Questions about the capacity of the testator can be resolved by direct testimony of the testator. The testator is there, thus able to answer questions, explain his or her intentions, correct misapprehensions and eliminate ambiguities. Beneficiaries would have to consider carefully their complaints or contests.

In some jurisdictions, guardian or conservatorship proceedings are used in an attempt to establish a life-time determination of competency and freedom from influence. While these kind of proceedings are not directly related to the validity of a will, they are related to competency issues and can provide current testimony and actual input from the testator to build a legal record. For example, in California, a posthumous challenge to a will was barred because the same issues of capacity and undue influence had already been litigated in a proceeding for guardianship while the decedent was alive. While this may provide some help, the proceeding is expensive and can be embarrassing. There should be another way.

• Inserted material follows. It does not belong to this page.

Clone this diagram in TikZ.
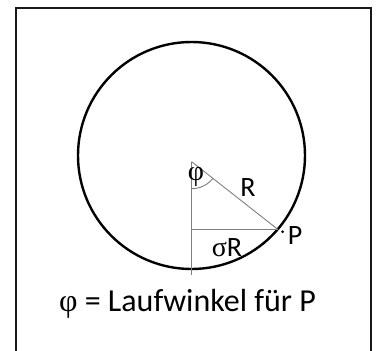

Several states experimented with Ante-Mortem Probate alternatives in the 19th century. The uniform commissioners have considered the matter several times, in the 1930’s, the 1940’s and 1970’s. There is much discussion of the concept in academic literature. Currently, three states, Arkansas, North Dakota and Ohio, allow living probate procedures. In those states the procedure is like a will contest and results in a declaratory judgment.

There are issues that need to be resolved if pre-mortem probate is enacted. Who would receive notice of a scheduled proceeding? What kind of notice should be given? Would the decree bind beneficiaries of prior wills who did not have notice? How many times should a testator be allowed to bring another proceeding if the first probate fails?

Providing for pre-mortem probate is not a panacea. And no one recommends that port-death probate be eliminated. But there should be a way to validate a will while the testator is living to make sure the testator’s property is distributed as he or she intends.